Dataset extract:

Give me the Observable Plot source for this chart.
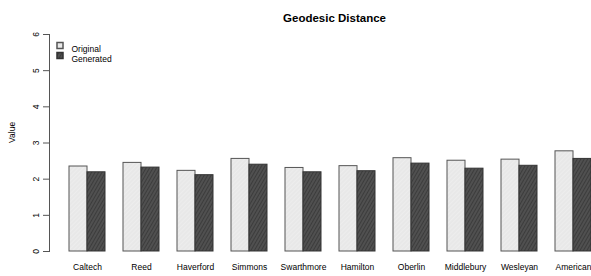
<!DOCTYPE html>
<html>
<head>
<meta charset="utf-8">
<script src="https://cdn.jsdelivr.net/npm/d3@7"></script>
<script src="https://cdn.jsdelivr.net/npm/@observablehq/plot@0.6"></script>
<style>
  body { margin: 0; background: #fff; }
  #chart svg { font-family: "Liberation Sans", Arial, sans-serif; }
</style>
</head>
<body>
<svg width="0" height="0" style="position:absolute">
  <defs>
    <pattern id="hatchOrig" patternUnits="userSpaceOnUse" width="3" height="3" patternTransform="rotate(45)">
      <rect width="3" height="3" fill="#e8e8e8"></rect>
      <line x1="0" y1="0" x2="0" y2="3" stroke="#f2f2f2" stroke-width="1"></line>
    </pattern>
    <pattern id="hatchGen" patternUnits="userSpaceOnUse" width="3" height="3" patternTransform="rotate(30)">
      <rect width="3" height="3" fill="#505050"></rect>
      <line x1="0" y1="0" x2="0" y2="3" stroke="#2e2e2e" stroke-width="1.2"></line>
    </pattern>
  </defs>
</svg>
<div id="chart"></div>
<script>
const schools = ["Caltech","Reed","Haverford","Simmons","Swarthmore","Hamilton","Oberlin","Middlebury","Wesleyan","American"];
const original = [2.35, 2.45, 2.23, 2.56, 2.31, 2.36, 2.58, 2.51, 2.54, 2.77];
const generated = [2.19, 2.32, 2.11, 2.40, 2.19, 2.22, 2.43, 2.29, 2.37, 2.56];
const yTicks = [0, 1, 2, 3, 4, 5, 6];
const seriesNames = ["Original", "Generated"];
const title = "Geodesic Distance";
const yLabel = "Value";

const rows = schools.map((s, i) => ({school: s, original: original[i], generated: generated[i]}));

const plot = Plot.plot({
  width: 591,
  height: 276,
  marginLeft: 51,
  marginRight: 0,
  marginTop: 34,
  marginBottom: 25,
  style: {fontFamily: "Liberation Sans, Arial, sans-serif", fontSize: "9px", background: "#fff", overflow: "visible"},
  x: {type: "band", domain: schools, paddingInner: 1/3, paddingOuter: 1/6, align: 1},
  y: {domain: [0, 6]},
  marks: [
    Plot.barY(rows, {x: "school", y: "original", insetRight: 18, fill: "url(#hatchOrig)", stroke: "#555", strokeWidth: 1}),
    Plot.barY(rows, {x: "school", y: "generated", insetLeft: 18, fill: "url(#hatchGen)", stroke: "#333", strokeWidth: 1}),
    Plot.axisX({tickSize: 0, tickPadding: 12, fontSize: 8.5, fill: "#000", label: null}),
    Plot.axisY(yTicks, {tickSize: 6, tickPadding: 5, dx: -2, tickRotate: -90, textAnchor: "middle", fontSize: 8.5, fill: "#000", stroke: "#555", label: null}),
    Plot.frame({anchor: "left", dx: -2, stroke: "#555"}),
    Plot.text([yLabel], {frameAnchor: "left", dx: -39, rotate: -90, fontSize: 8.5, fill: "#000"}),
    Plot.text([title], {frameAnchor: "top", dx: 13, dy: -21, fontSize: 11.5, fontWeight: "bold", fill: "#000"}),
    Plot.dot([seriesNames[0]], {frameAnchor: "top-left", dx: 8.5, dy: 11, symbol: "square", r: 3.4, fill: "url(#hatchOrig)", stroke: "#555"}),
    Plot.dot([seriesNames[1]], {frameAnchor: "top-left", dx: 8.5, dy: 21, symbol: "square", r: 3.4, fill: "url(#hatchGen)", stroke: "#333"}),
    Plot.text([seriesNames[0]], {frameAnchor: "top-left", dx: 20, dy: 11, textAnchor: "start", fontSize: 8.5, fill: "#000"}),
    Plot.text([seriesNames[1]], {frameAnchor: "top-left", dx: 20, dy: 21, textAnchor: "start", fontSize: 8.5, fill: "#000"})
  ]
});
document.getElementById("chart").appendChild(plot);
</script>
</body>
</html>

Task details: Leave out the pictures and copy the rest of the material above exactly.

Full answer:
Give me the Observable Plot source for this chart.
<!DOCTYPE html>
<html>
<head>
<meta charset="utf-8">
<script src="https://cdn.jsdelivr.net/npm/d3@7"></script>
<script src="https://cdn.jsdelivr.net/npm/@observablehq/plot@0.6"></script>
<style>
  body { margin: 0; background: #fff; }
  #chart svg { font-family: "Liberation Sans", Arial, sans-serif; }
</style>
</head>
<body>
<svg width="0" height="0" style="position:absolute">
  <defs>
    <pattern id="hatchOrig" patternUnits="userSpaceOnUse" width="3" height="3" patternTransform="rotate(45)">
      <rect width="3" height="3" fill="#e8e8e8"></rect>
      <line x1="0" y1="0" x2="0" y2="3" stroke="#f2f2f2" stroke-width="1"></line>
    </pattern>
    <pattern id="hatchGen" patternUnits="userSpaceOnUse" width="3" height="3" patternTransform="rotate(30)">
      <rect width="3" height="3" fill="#505050"></rect>
      <line x1="0" y1="0" x2="0" y2="3" stroke="#2e2e2e" stroke-width="1.2"></line>
    </pattern>
  </defs>
</svg>
<div id="chart"></div>
<script>
const schools = ["Caltech","Reed","Haverford","Simmons","Swarthmore","Hamilton","Oberlin","Middlebury","Wesleyan","American"];
const original = [2.35, 2.45, 2.23, 2.56, 2.31, 2.36, 2.58, 2.51, 2.54, 2.77];
const generated = [2.19, 2.32, 2.11, 2.40, 2.19, 2.22, 2.43, 2.29, 2.37, 2.56];
const yTicks = [0, 1, 2, 3, 4, 5, 6];
const seriesNames = ["Original", "Generated"];
const title = "Geodesic Distance";
const yLabel = "Value";

const rows = schools.map((s, i) => ({school: s, original: original[i], generated: generated[i]}));

const plot = Plot.plot({
  width: 591,
  height: 276,
  marginLeft: 51,
  marginRight: 0,
  marginTop: 34,
  marginBottom: 25,
  style: {fontFamily: "Liberation Sans, Arial, sans-serif", fontSize: "9px", background: "#fff", overflow: "visible"},
  x: {type: "band", domain: schools, paddingInner: 1/3, paddingOuter: 1/6, align: 1},
  y: {domain: [0, 6]},
  marks: [
    Plot.barY(rows, {x: "school", y: "original", insetRight: 18, fill: "url(#hatchOrig)", stroke: "#555", strokeWidth: 1}),
    Plot.barY(rows, {x: "school", y: "generated", insetLeft: 18, fill: "url(#hatchGen)", stroke: "#333", strokeWidth: 1}),
    Plot.axisX({tickSize: 0, tickPadding: 12, fontSize: 8.5, fill: "#000", label: null}),
    Plot.axisY(yTicks, {tickSize: 6, tickPadding: 5, dx: -2, tickRotate: -90, textAnchor: "middle", fontSize: 8.5, fill: "#000", stroke: "#555", label: null}),
    Plot.frame({anchor: "left", dx: -2, stroke: "#555"}),
    Plot.text([yLabel], {frameAnchor: "left", dx: -39, rotate: -90, fontSize: 8.5, fill: "#000"}),
    Plot.text([title], {frameAnchor: "top", dx: 13, dy: -21, fontSize: 11.5, fontWeight: "bold", fill: "#000"}),
    Plot.dot([seriesNames[0]], {frameAnchor: "top-left", dx: 8.5, dy: 11, symbol: "square", r: 3.4, fill: "url(#hatchOrig)", stroke: "#555"}),
    Plot.dot([seriesNames[1]], {frameAnchor: "top-left", dx: 8.5, dy: 21, symbol: "square", r: 3.4, fill: "url(#hatchGen)", stroke: "#333"}),
    Plot.text([seriesNames[0]], {frameAnchor: "top-left", dx: 20, dy: 11, textAnchor: "start", fontSize: 8.5, fill: "#000"}),
    Plot.text([seriesNames[1]], {frameAnchor: "top-left", dx: 20, dy: 21, textAnchor: "start", fontSize: 8.5, fill: "#000"})
  ]
});
document.getElementById("chart").appendChild(plot);
</script>
</body>
</html>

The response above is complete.